Data sampai tanggal 1 Januari 2022 di laman https://kekerasan.kemenpppa.go.id/ringkasan mencatat ada 13.106 kasus dengan 2.103 korban laki-laki dan 12.119 korban perempuan. Tiga kekerasan teratas yang dialami adalah kekerasan seksual (5.614), kekerasan psikis (4.377), dan kekerasan fisik (4.435).
Kekerasan pada anak, apalagi dengan pelaku anak, korban dan pelaku sama-sama korban. Perlindungan anak harus menjadi tanggung jawab kita semua.
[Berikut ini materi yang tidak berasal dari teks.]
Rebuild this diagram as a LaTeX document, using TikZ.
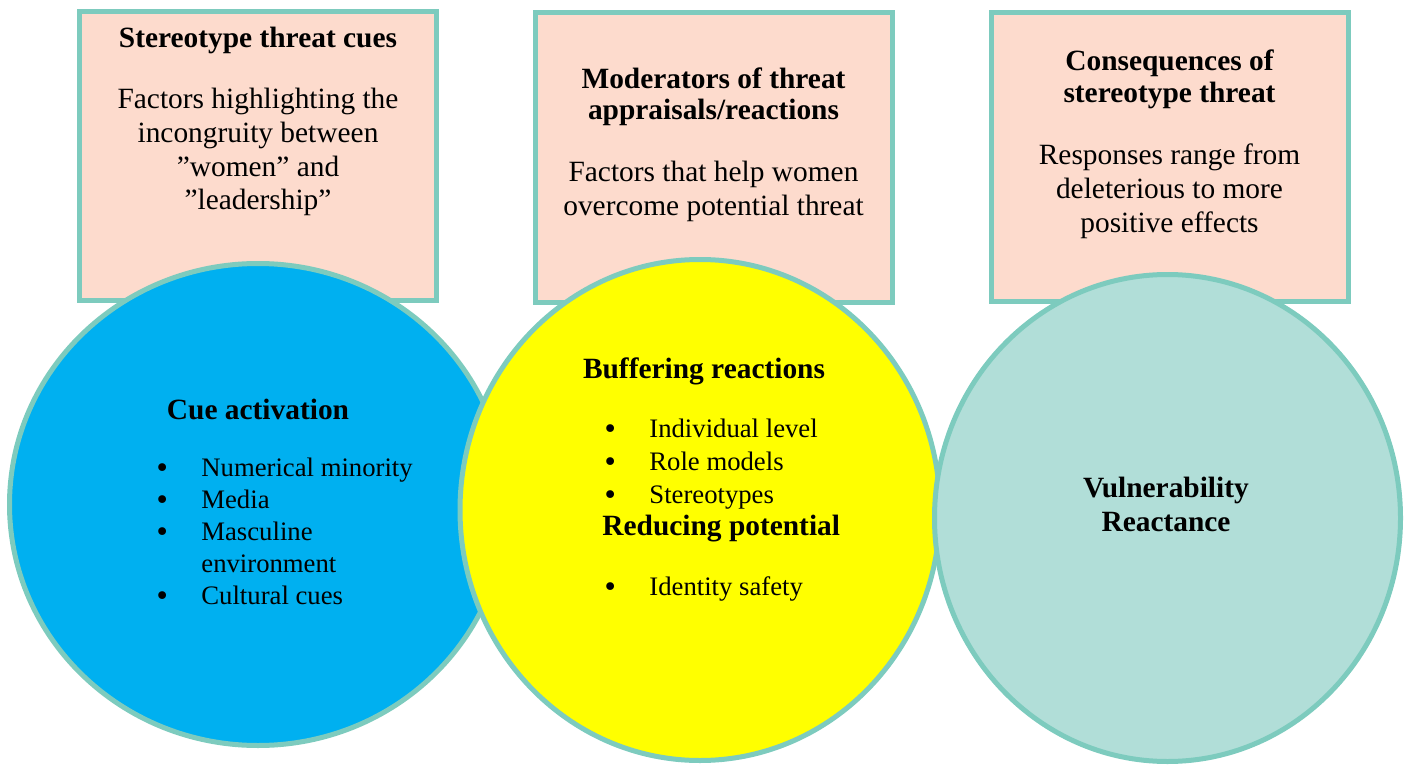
\documentclass[tikz,border=0pt]{standalone}
\usepackage{fontspec}
\setmainfont{Liberation Serif}
\newfontfamily\dotfont{DejaVu Sans}
\usepackage{tikz}
\usetikzlibrary{shapes.geometric, positioning}
\definecolor{rimcolor}{RGB}{125,203,190}
\definecolor{peachcolor}{RGB}{253,219,205}
\definecolor{cuecolor}{RGB}{0,176,240}
\definecolor{buffercolor}{RGB}{255,255,0}
\definecolor{reactcolor}{RGB}{177,222,216}
\newcommand{\blt}{\makebox[23.5pt][l]{\dotfont\raisebox{-0.8pt}{•}}}

\begin{document}
\begin{tikzpicture}[
    x=0.5pt, y=-0.5pt,
    panel/.style={rectangle, draw=rimcolor, line width=2.5pt, fill=peachcolor, minimum width=178.5pt, minimum height=144.5pt, inner sep=0pt},
    disc/.style={ellipse, draw=rimcolor, line width=2.5pt, inner sep=0pt},
    head/.style={font=\fontsize{14.7}{16}\selectfont\bfseries, align=center, anchor=base, inner sep=0pt},
    body/.style={font=\fontsize{14.7}{17}\selectfont, align=center, anchor=base, inner sep=0pt},
    items/.style={font=\fontsize{13.35}{16}\selectfont, align=left, anchor=base west, inner sep=0pt}
]
\useasboundingbox (0,0) rectangle (1409,765);

% Top boxes
\node[panel] (cuesBox) at (258,156) {};
\node[panel] (modBox) at (713.5,157.5) {};
\node[panel] (consBox) at (1169.5,157) {};

% Circles
\node[disc, fill=cuecolor, minimum width=248.5pt, minimum height=241pt] (cue) at (258,504.5) {};
\node[disc, fill=buffercolor, minimum width=240pt, minimum height=250.5pt] (buffer) at (700,510) {};
\node[disc, fill=reactcolor, minimum width=233pt, minimum height=243.5pt] (react) at (1167.5,518) {};

% Box texts (base = last line)
\node[head] (cuesHead) at (258,48) {Stereotype threat cues};
\node[body] (cuesText) at (258,210) {Factors highlighting the\\incongruity between\\”women” and\\”leadership”};
\node[head] (modHead) at (713.5,120) {Moderators of threat\\appraisals/reactions};
\node[body] (modText) at (713.5,215) {Factors that help women\\overcome potential threat};
\node[head] (consHead) at (1169.5,103) {Consequences of\\stereotype threat};
\node[body] (consText) at (1169.5,232) {Responses range from\\deleterious to more\\positive effects};

% Circle texts
\node[head] (cueHead) at (258,419) {Cue activation};
\node[items] (cueList) at (154,604) {\blt Numerical minority\\\blt Media\\\blt Masculine\\\hspace*{23.5pt}environment\\\blt Cultural cues};
\node[head] (bufHead) at (704,378) {Buffering reactions};
\node[items, font=\fontsize{13.35}{16.5}\selectfont] (bufList) at (602,503) {\blt Individual level\\\blt Role models\\\blt Stereotypes};
\node[head, anchor=base west] (redHead) at (602,535) {Reducing potential};
\node[items] (redList) at (602,595) {\blt Identity safety};
\node[head, font=\fontsize{14.7}{17}\selectfont\bfseries] (vulHead) at (1166,531) {Vulnerability\\Reactance};

\end{tikzpicture}
\end{document}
Adapun data yang dikumpulkan oleh databoks.katadata.co.id pada 2020 terdapat 76,54 persen korban tidak melapor ke kepolisian. Menurut survei Indonesia Justice Research Society yang dilakukan kepada 1.586 orang tentang alasan korban tidak melapor, ditemukan 33,5 persen menyatakan karena takut, 29 persen karena malu, 23,5 persen tidak tahu harus melapor ke mana, dan 18,5 persen karena merasa bersalah.
Lovely mengungkapkan, kasus kematian anak usia SD di Tasikmalaya karena stres akibat perundungan yang dilakukan oleh tiga anak usia SMP menyita perhatian masyarakat. Banyak tokoh berpendapat, banyak kelompok latah untuk mendiskusikan kembali pencegahan perundungan dan pencegahan atas kekerasan pada anak.
Lovely mengatakan, pihaknya menyayangkan masih ada pejabat publik yang dinilai tidak sensitif terhadap keluarga korban. Salah seorang pejabat publik di Jawa Barat menganggap perundungan sebagai candaan yang biasa di kalangan anak-anak. ”Kami mengutuk keras dan meminta agar pejabat publik terkait mengundurkan diri dari jabatannya karena melukai para korban, keluarga korban, dan pekerja perlindungan anak di seluruh Indonesia,” kata Lovely.
”Kami meminta pemerintah menunjukkan komitmen politik serta menegakkan aturan perlindungan anak dan menyertakan perempuan sebagai ujung tombak pembentukan satuan tugas perlindungan anak di lingkungan tempat tinggal mereka.
Dosa besar pendidikan
Pelaksana Tugas Kepala Pusat Penguatan Karakter Kementerian Pendidikan, Kebudayaan, Riset, dan Teknologi Hendarman menegaskan, pihaknya mengecam segala bentuk perundungan fisik dan psikis karena berdampak negatif terhadap upaya mewujudkan sumber daya manusia unggul. ”Lingkungan belajar yang bebas dari tiga dosa besar pendidikan, yaitu perundungan, intoleransi, dan kekerasan seksual, menjadi syarat terselenggaranya pembelajaran berkualitas,” ujarnya.
Menurut Hendarman, semangat memerangi tiga dosa besar pendidikan bersifat inklusif tanpa memandang perbedaan jenis kelamin, suku, agama, ras, dan identitas sosial lainnya di masyarakat. Komitmen Kemendikbudristek terus dilakukan melalui beberapa instrumen kebijakan yang sudah diluncurkan dan sedang dirumuskan.
Melalui Asesmen Nasional, ujar Hendarman, Kemendikbudristek melakukan survei karakter dan iklim lingkungan belajar. Hasilnya tersedia di dalam Rapor Pendidikan yang dapat digunakan untuk perencanaan berbasis data oleh satuan pendidikan, pemerintah daerah, dan pusat sebagai upaya mewujudkan sekolah yang aman dan nyaman bagi semua.
Sementara itu, fasilitator Sekolah Ramah Anak (SRA), Yanti Sri Yulianti, mengingatkan komitmen pemerintah, pemerintah daerah, dan semua pihak untuk mewujdukan SRA yang melindungi hak-hak anak. Di dunia pendidikan, anak-anak tidak boleh mendapat diskriminasi dan kekerasan dalam bentuk apa pun. Selain itu, anak-anak harus didengarkan dan diberikan ruang untuk berpartisipasi aktif.